Sounds like
the cards were approximately contemporary.
That's perfectly reasonable. It could be that the Serial card was meant
for local interfacing to serial peripherals while the Communications card
was meant for "high-speed" telecommunications applications.
Yes. The bit-banger is fairly usless for serial input, although it's fine
for output. I suspect it was mainly used for driving a serial printer (I
first came across it with a Qume Sprint 5 hooked up to it), and Apple
used ETX/ACK protocol _because_ you then know when the peripheral is
possibly going to send something (unlike XON/XOFF when the peripheral
could send said characters at any time).
The 6850-based card is going to be a lot better for input, but it's a
more complicated and therefore expensive (I guess) card. But more
suiltable if you want to hang a terminal off the Apple (e.g. for running
the P-system [1]).
[1] As you doubtless know, the Apple P-system checks for a card in slot
3, and if it finds one, uses it (with the firmware drivers on that card)

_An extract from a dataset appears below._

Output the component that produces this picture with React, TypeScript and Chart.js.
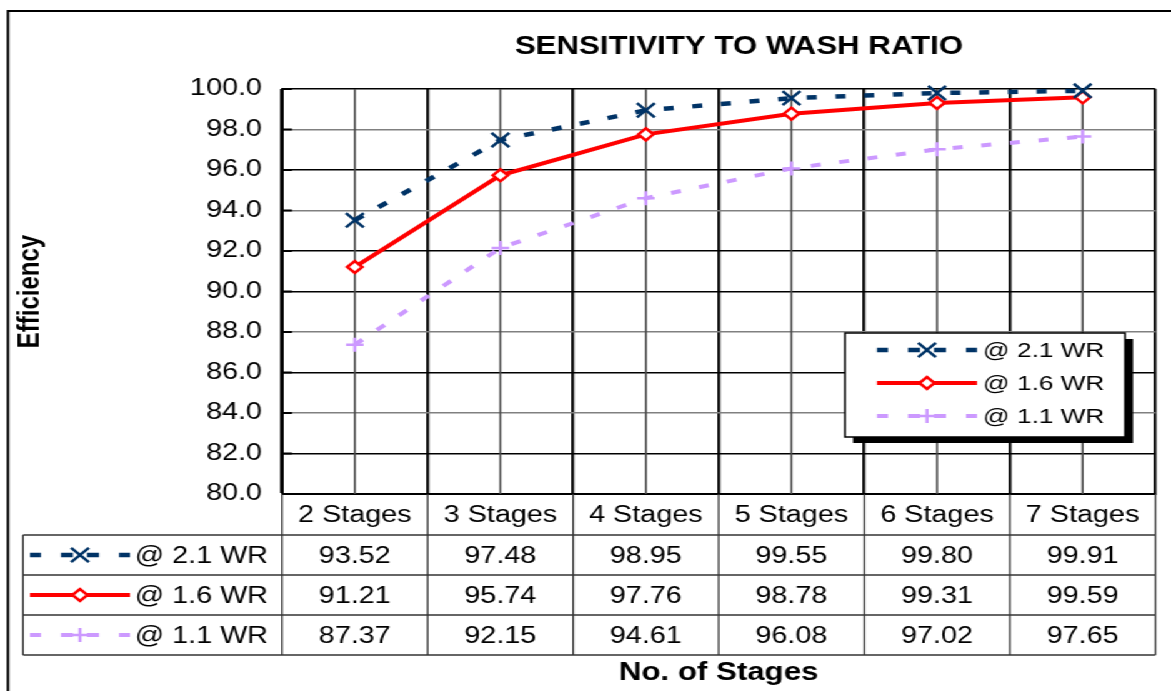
import React, { useEffect, useRef } from "react";
import { Chart, registerables } from "chart.js";

Chart.register(...registerables);

// ---------- data ----------
const categories = ["2 Stages", "3 Stages", "4 Stages", "5 Stages", "6 Stages", "7 Stages"];
const wr21 = [93.52, 97.48, 98.95, 99.55, 99.8, 99.91];
const wr16 = [91.21, 95.74, 97.76, 98.78, 99.31, 99.59];
const wr11 = [87.37, 92.15, 94.61, 96.08, 97.02, 97.65];
const seriesLabels = ["@ 2.1 WR", "@ 1.6 WR", "@ 1.1 WR"];
const seriesValues = [wr21, wr16, wr11];
const yMin = 80;
const yMax = 100;
const yStep = 2;
const chartTitle = "SENSITIVITY TO WASH RATIO";
const xTitle = "No. of Stages";
const yTitle = "Efficiency";

// ---------- layout / style ----------
const W = 1171;
const H = 691;
const IW = 937;
const K = W / IW;
const sx = (x: number) => x / K;
const FONT = "Arial, 'Liberation Sans', sans-serif";

const STYLES = [
  { color: "#003366", fill: "#003366", dash: [8, 15], point: "crossRot", radius: 10, pw: 2.5, width: 4.5 },
  { color: "#FF0000", fill: "#FFFFFF", dash: [] as number[], point: "rectRot", radius: 6, pw: 2.5, width: 4 },
  { color: "#CC99FF", fill: "#CC99FF", dash: [8, 15], point: "cross", radius: 7, pw: 2.5, width: 4 },
];
const SAMPLE_DASHES = [[-50, -39], [-19, -7], [7, 19], [39, 50]];
const GREY_GRID = [84, 88, 94, 98];
const TABLE_ROWS = [535, 575, 615, 655];

function drawMarker(ctx: CanvasRenderingContext2D, s: any, x: number, y: number) {
  const r = s.radius;
  ctx.save();
  ctx.setLineDash([]);
  ctx.lineWidth = s.pw;
  ctx.strokeStyle = s.color;
  ctx.fillStyle = s.fill;
  ctx.beginPath();
  if (s.point === "crossRot") {
    const d = r * Math.SQRT1_2;
    ctx.moveTo(x - d, y - d);
    ctx.lineTo(x + d, y + d);
    ctx.moveTo(x + d, y - d);
    ctx.lineTo(x - d, y + d);
    ctx.stroke();
  } else if (s.point === "rectRot") {
    ctx.moveTo(x - r, y);
    ctx.lineTo(x, y - r);
    ctx.lineTo(x + r, y);
    ctx.lineTo(x, y + r);
    ctx.closePath();
    ctx.fill();
    ctx.stroke();
  } else {
    ctx.moveTo(x - r, y);
    ctx.lineTo(x + r, y);
    ctx.moveTo(x, y - r);
    ctx.lineTo(x, y + r);
    ctx.stroke();
  }
  ctx.restore();
}

function drawSample(ctx: CanvasRenderingContext2D, s: any, cx: number, y: number) {
  ctx.save();
  ctx.strokeStyle = s.color;
  ctx.lineWidth = s.width;
  ctx.lineCap = "butt";
  ctx.beginPath();
  if (s.dash.length === 0) {
    ctx.moveTo(cx - sx(50), y);
    ctx.lineTo(cx + sx(50), y);
  } else {
    SAMPLE_DASHES.forEach(([a, b]) => {
      ctx.moveTo(cx + sx(a), y);
      ctx.lineTo(cx + sx(b), y);
    });
  }
  ctx.stroke();
  ctx.restore();
  drawMarker(ctx, s, cx, y);
}

const overlayPlugin = {
  id: "overlay",
  beforeDatasetsDraw(chart: any) {
    const { ctx, chartArea: a } = chart;
    const x = chart.scales.x;
    const y = chart.scales.y;
    ctx.save();
    ctx.strokeStyle = "#4a4a4a";
    ctx.lineWidth = 1.6;
    categories.forEach((_, i) => {
      const px = x.getPixelForValue(i);
      ctx.beginPath();
      ctx.moveTo(px, a.top);
      ctx.lineTo(px, a.bottom);
      ctx.stroke();
    });
    ctx.strokeStyle = "#000";
    ctx.lineWidth = 2;
    y.ticks.forEach((t: any) => {
      const py = y.getPixelForValue(t.value);
      ctx.beginPath();
      ctx.moveTo(a.left, py);
      ctx.lineTo(a.left + sx(10), py);
      ctx.stroke();
    });
    ctx.restore();
  },
  afterDraw(chart: any) {
    const { ctx, chartArea: a } = chart;
    const x = chart.scales.x;
    ctx.save();

    // outer frame
    ctx.strokeStyle = "#000";
    ctx.lineWidth = 2;
    ctx.beginPath();
    ctx.moveTo(sx(8), H + 5);
    ctx.lineTo(sx(8), 11);
    ctx.lineTo(IW + 5, 11);
    ctx.stroke();

    // title
    ctx.fillStyle = "#000";
    ctx.font = `bold 25px ${FONT}`;
    ctx.textAlign = "center";
    ctx.textBaseline = "middle";
    ctx.fillText(chartTitle, sx(739), 47);

    // data table
    const half = (x.getPixelForValue(1) - x.getPixelForValue(0)) / 2;
    const tableLeft = sx(23);
    const last = TABLE_ROWS[TABLE_ROWS.length - 1];
    ctx.strokeStyle = "#333";
    ctx.lineWidth = 1.3;
    TABLE_ROWS.forEach((ry) => {
      ctx.beginPath();
      ctx.moveTo(tableLeft, ry);
      ctx.lineTo(a.right, ry);
      ctx.stroke();
    });
    ctx.beginPath();
    ctx.moveTo(tableLeft, TABLE_ROWS[0]);
    ctx.lineTo(tableLeft, last);
    ctx.stroke();
    ctx.beginPath();
    ctx.moveTo(a.left, a.bottom);
    ctx.lineTo(a.left, last);
    ctx.stroke();
    categories.forEach((_, i) => {
      const bx = x.getPixelForValue(i) + half;
      ctx.beginPath();
      ctx.moveTo(bx, a.bottom);
      ctx.lineTo(bx, last);
      ctx.stroke();
    });

    ctx.font = `23px ${FONT}`;
    ctx.fillStyle = "#000";
    seriesValues.forEach((vals, r) => {
      const cy = (TABLE_ROWS[r] + TABLE_ROWS[r + 1]) / 2;
      ctx.textAlign = "center";
      vals.forEach((v, i) => {
        ctx.fillText(v.toFixed(2), x.getPixelForValue(i), cy + 2);
      });
      ctx.textAlign = "right";
      ctx.fillText(seriesLabels[r], sx(268), cy + 2);
      drawSample(ctx, STYLES[r], sx(80), cy);
    });

    // legend box
    const lx = sx(845);
    const ly = 333;
    const lw = sx(1125) - sx(845);
    const lh = 104;
    ctx.fillStyle = "#000";
    ctx.fillRect(lx + sx(8), ly + 6, lw, lh);
    ctx.fillStyle = "#fff";
    ctx.fillRect(lx, ly, lw, lh);
    ctx.strokeStyle = "#000";
    ctx.lineWidth = 1.5;
    ctx.strokeRect(lx, ly, lw, lh);
    const legendRows = [350, 383, 416];
    ctx.font = `21px ${FONT}`;
    ctx.textAlign = "left";
    ctx.textBaseline = "middle";
    seriesLabels.forEach((lab, r) => {
      drawSample(ctx, STYLES[r], sx(927), legendRows[r]);
      ctx.fillStyle = "#000";
      ctx.fillText(lab, sx(983), legendRows[r] + 1);
    });

    ctx.restore();
  },
};

export default function App() {
  const ref = useRef<HTMLCanvasElement>(null);
  useEffect(() => {
    if (!ref.current) return;
    const chart = new Chart(ref.current, {
      type: "line",
      data: {
        labels: categories,
        datasets: seriesValues.map((vals, i) => ({
          label: seriesLabels[i],
          data: vals,
          borderColor: STYLES[i].color,
          backgroundColor: STYLES[i].fill,
          borderWidth: STYLES[i].width,
          borderDash: STYLES[i].dash,
          borderCapStyle: "butt",
          pointStyle: STYLES[i].point as any,
          pointRadius: STYLES[i].radius,
          pointBorderWidth: STYLES[i].pw,
          pointBorderColor: STYLES[i].color,
          pointBackgroundColor: STYLES[i].fill,
          tension: 0,
          clip: false as any,
        })),
      },
      options: {
        responsive: false,
        animation: false,
        devicePixelRatio: 1,
        layout: { padding: { left: 6, right: IW - sx(1163), top: 89, bottom: 0 } },
        plugins: {
          legend: { display: false },
          title: { display: false },
          tooltip: { enabled: false },
        },
        scales: {
          x: {
            offset: true,
            grid: { offset: true, color: "#111", lineWidth: 2.4, drawTicks: false },
            border: { color: "#000", width: 2 },
            ticks: { font: { family: FONT, size: 23 }, color: "#000", padding: 8, maxRotation: 0, autoSkip: false },
            title: {
              display: true,
              text: xTitle,
              color: "#000",
              font: { family: FONT, size: 25, weight: "bold" },
              padding: { top: 0, bottom: 3 },
            },
            afterFit: (s: any) => {
              s.height = H - 494;
            },
          },
          y: {
            min: yMin,
            max: yMax,
            ticks: {
              stepSize: yStep,
              callback: (v: any) => Number(v).toFixed(1),
              font: { family: FONT, size: 23 },
              color: "#000",
              padding: 16,
            },
            grid: {
              color: (c: any) => (GREY_GRID.includes(c.tick && c.tick.value) ? "#808080" : "#000"),
              lineWidth: 1.4,
              drawTicks: false,
            },
            border: { color: "#000", width: 2 },
            title: {
              display: true,
              text: yTitle,
              color: "#000",
              font: { family: FONT, size: 24, weight: "bold" },
              padding: { top: 4, bottom: 0 },
            },
            afterFit: (s: any) => {
              s.width = sx(282) - 6;
            },
          },
        },
      },
      plugins: [overlayPlugin],
    } as any);
    return () => chart.destroy();
  }, []);

  return (
    <div
      style={{
        position: "fixed",
        left: 0,
        top: 0,
        width: IW,
        height: H,
        transform: `scaleX(${K})`,
        transformOrigin: "0 0",
        background: "#fff",
      }}
    >
      <canvas ref={ref} width={IW} height={H} style={{ width: IW, height: H, display: "block" }} />
    </div>
  );
}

for text I/O. Most people put an 80 column card there, the firmware of
which used the Apple keyboard for input, but there's no reason why you
can't put a serial card linked to a dumb terminal there. The manual gives
examples of how to set this up.
I'll try to remember to check my manuals later today and see if each
manual indicates the intended use of each card.
The bit-banger card also supports current loop operation, and the manual
gives instructions for linking it to an ASR33 (!).